Anti-restaurants, Abril de 2012


Anti-restaurants

Text : Rafael Vieira

An anti-restaurant is also called a supper club, a guestaurant or a underground restaurant (UK and States), a paladar or a restaurante de puertas cerradas (in Latin America) and it's a place that serves food and operates outside any rules and norms of hygiene and security applied to the regular (and legal) restaurants. Basically it's a illegal restaurant, and in practice a paid private dinner. After the earlier boom in other countries, the phenomena arrived to Lisbon due to a conjunction between the economic recession and the conscience of more healthy lifestyles.

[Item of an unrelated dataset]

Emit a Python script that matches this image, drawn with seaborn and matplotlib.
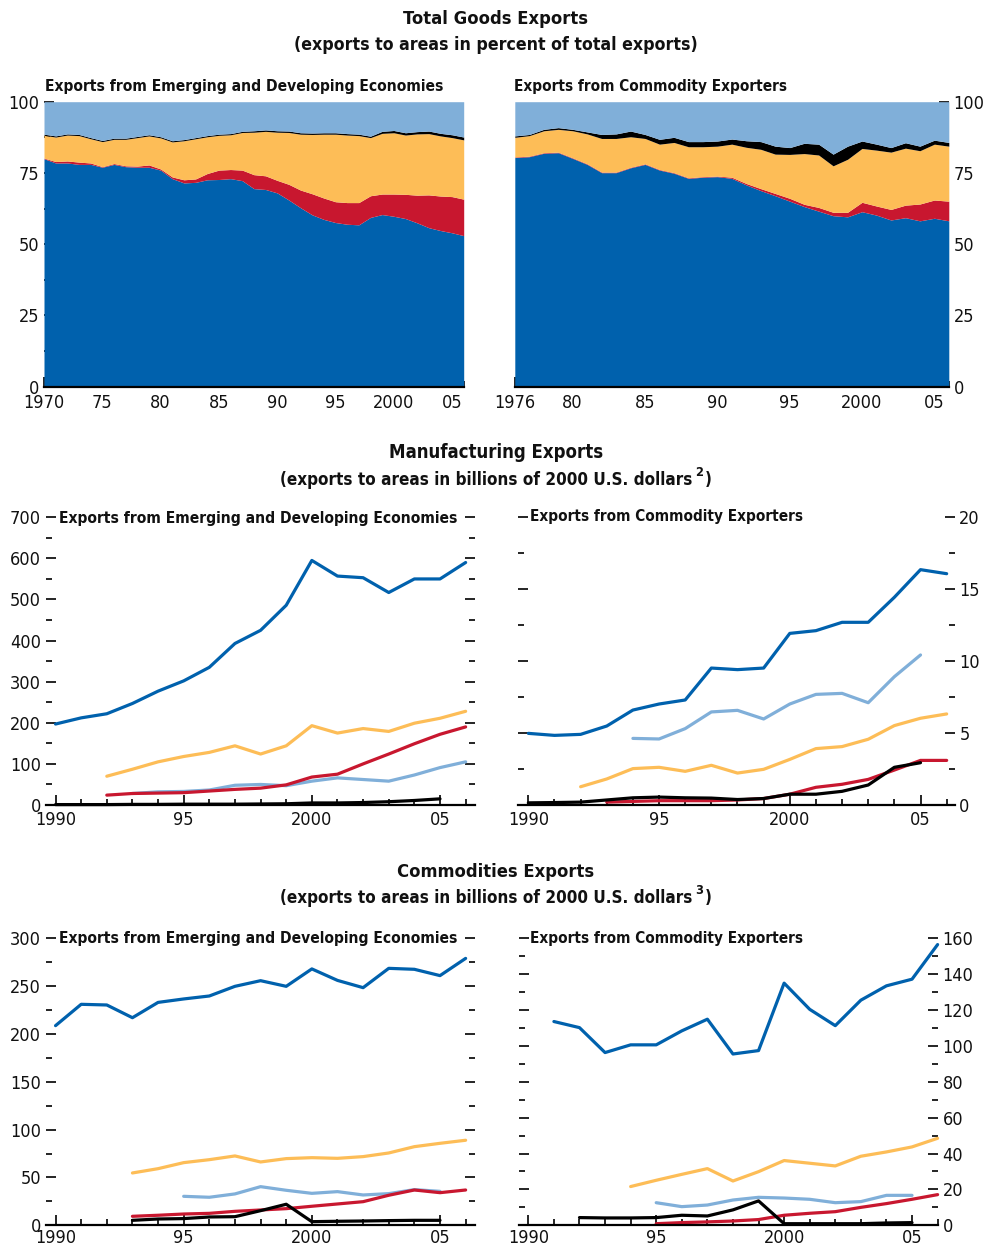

And it thrived, first with thematic dinners organized by collectives (MAL, Bacalhoeiro, Crew Hassan, Gaia) and then by several enthusiasts of gourmet tasting and gatherings out-of-the-box. The politically partially-oriented Cinema Lá Em Cima presents a veggie meal and a movie projection with very reasonable prices in a terrace overlooking Lisbon. The Alfama district based collective of Alfama-te organizes dinners between unknowns and jumps every couple of days from patio to patio. The Há Mesa regularly uses unusual spots around the city for their meals, where the pay is substituted by a contribution of food to the group. A result from the economical constraints as well the ambition to appease the palate, one that also explains the proliferation of rent-a-cook kind of services.